===== DATA EXTRACT

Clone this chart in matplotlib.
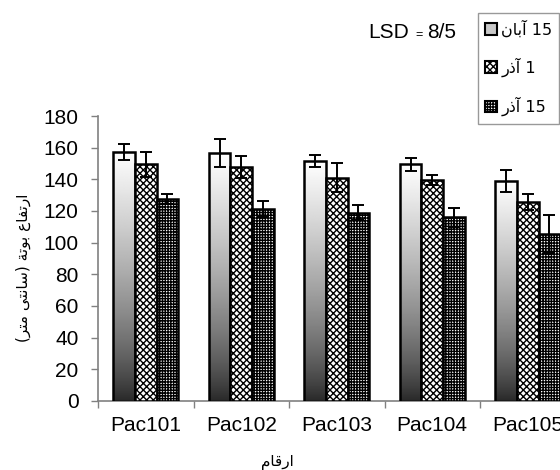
import numpy as np
import matplotlib
matplotlib.use("Agg")
import matplotlib.pyplot as plt
from matplotlib.patches import Patch

# ---- data ----
categories = ["Pac101", "Pac102", "Pac103", "Pac104", "Pac105"]
aban15 = [157.5, 156.5, 151.5, 149.5, 139.0]
azar1 = [149.5, 148.0, 141.0, 139.5, 125.5]
azar15 = [127.5, 121.5, 119.0, 116.0, 105.5]
err_aban15 = [5, 9, 4, 4, 7]
err_azar1 = [8, 7, 9, 3, 5]
err_azar15 = [3, 5, 5, 6, 12]
yticks = [0, 20, 40, 60, 80, 100, 120, 140, 160, 180]

# Arabic/Persian text pre-shaped in visual order (matplotlib has no bidi shaping)
lab_aban15 = "\uFEE5\uFE8E\uFE91\uFE81 15"      # 15 آبان
lab_azar1 = "\uFEAD\uFEAB\uFE81 1"               # 1 آذر
lab_azar15 = "\uFEAD\uFEAB\uFE81 15"             # 15 آذر
w_ertefa = "\uFEC9\uFE8E\uFED4\uFE97\uFEAD\uFE8D"
w_boote = "\uFE94\uFE97\uFEEE\uFE91"
w_santi = "\uFEF0\uFE98\uFEE7\uFE8E\uFEB3"
w_metr = "\uFEAE\uFE98\uFEE3"
ylab = "(" + w_metr + " " + w_santi + ") " + w_boote + " " + w_ertefa
xlab = "\uFEE1\uFE8E\uFED7\uFEAD\uFE8D"           # ارقام

plt.rcParams['font.family'] = ['Liberation Sans', 'DejaVu Sans']
plt.rcParams['hatch.linewidth'] = 1.0

fig = plt.figure(figsize=(5.6, 4.7), dpi=100)
W, H = 560, 470
ax = fig.add_axes([98 / W, 1 - 401 / H, (575.5 - 98) / W, (401 - 116) / H])

x = np.arange(len(categories))
bw = 0.227
ekw = dict(ecolor='black', elinewidth=1.4, capsize=4, capthick=1.4)

b1 = ax.bar(x - bw, aban15, bw, color='none', edgecolor='black', linewidth=1.8, zorder=3)
b2 = ax.bar(x, azar1, bw, color='white', edgecolor='black', linewidth=1.8, hatch='xxxxx', zorder=3)
b3 = ax.bar(x + bw, azar15, bw, color='white', edgecolor='black', linewidth=1.8, hatch='++++++', zorder=3)
ax.errorbar(x - bw, aban15, yerr=err_aban15, fmt='none', zorder=4, **ekw)
ax.errorbar(x, azar1, yerr=err_azar1, fmt='none', zorder=4, **ekw)
ax.errorbar(x + bw, azar15, yerr=err_azar15, fmt='none', zorder=4, **ekw)

# gradient fill for first series
grad = np.linspace(0.06, 1.0, 256).reshape(-1, 1) ** 0.65
for rect in b1:
    x0 = rect.get_x()
    h = rect.get_height()
    im = ax.imshow(grad, extent=(x0, x0 + rect.get_width(), 0, h), origin='lower',
                   cmap='gray', vmin=0, vmax=1, aspect='auto', zorder=2.5)
    im.set_clip_path(rect)

ax.set_xlim(-0.5, 4.5)
ax.set_ylim(0, 180)
ax.set_yticks(yticks)
ax.set_xticks(x)
ax.set_xticklabels(categories)
ax.set_xticks(np.arange(-0.5, 5.0, 1.0), minor=True)
ax.tick_params(axis='x', which='major', length=0, pad=11, labelsize=15)
ax.tick_params(axis='x', which='minor', length=5, color='#808080', width=1)
ax.tick_params(axis='y', length=5, color='#808080', width=1, pad=9, labelsize=15)
for s in ['top', 'right']:
    ax.spines[s].set_visible(False)
for s in ['left', 'bottom']:
    ax.spines[s].set_color('#808080')
    ax.spines[s].set_linewidth(1.2)

fig.text(23 / W, 1 - 268 / H, ylab, rotation=90, ha='center', va='center', fontsize=11,
         family=['DejaVu Sans'])
fig.text(277 / W, 1 - 463 / H, xlab, ha='center', va='center', fontsize=11,
         family=['DejaVu Sans'])

fig.text(368 / W, 1 - 33 / H, "LSD", ha='left', va='center', fontsize=15)
fig.text(419 / W, 1 - 35 / H, "=", ha='center', va='center', fontsize=9)
fig.text(427 / W, 1 - 33 / H, "8/5", ha='left', va='center', fontsize=15)

handles = [Patch(facecolor='#c8c8c8', edgecolor='black', linewidth=1.5),
           Patch(facecolor='white', edgecolor='black', hatch='xxxxx', linewidth=1.5),
           Patch(facecolor='white', edgecolor='black', hatch='++++++', linewidth=1.5)]
leg = fig.legend(handles, [lab_aban15, lab_azar1, lab_azar15], loc='upper left',
                 bbox_to_anchor=(478 / W, 1 - 13 / H), bbox_transform=fig.transFigure,
                 handlelength=0.75, handleheight=0.75, handletextpad=0.25,
                 labelspacing=1.25, borderpad=0.45, borderaxespad=0, fancybox=False, frameon=True,
                 prop={'family': ['DejaVu Sans'], 'size': 11.5})
leg.get_frame().set_edgecolor('#808080')
leg.get_frame().set_linewidth(1.0)

fig.savefig("out.png", dpi=100)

==========

WHAT NEEDS TO BE DONE - Take the lines from the start of the material to the line with "from matplotlib.patches import Patch", both included, and transcribe them exactly without the pictures.

EXERCISE ANSWER -
Clone this chart in matplotlib.
import numpy as np
import matplotlib
matplotlib.use("Agg")
import matplotlib.pyplot as plt
from matplotlib.patches import Patch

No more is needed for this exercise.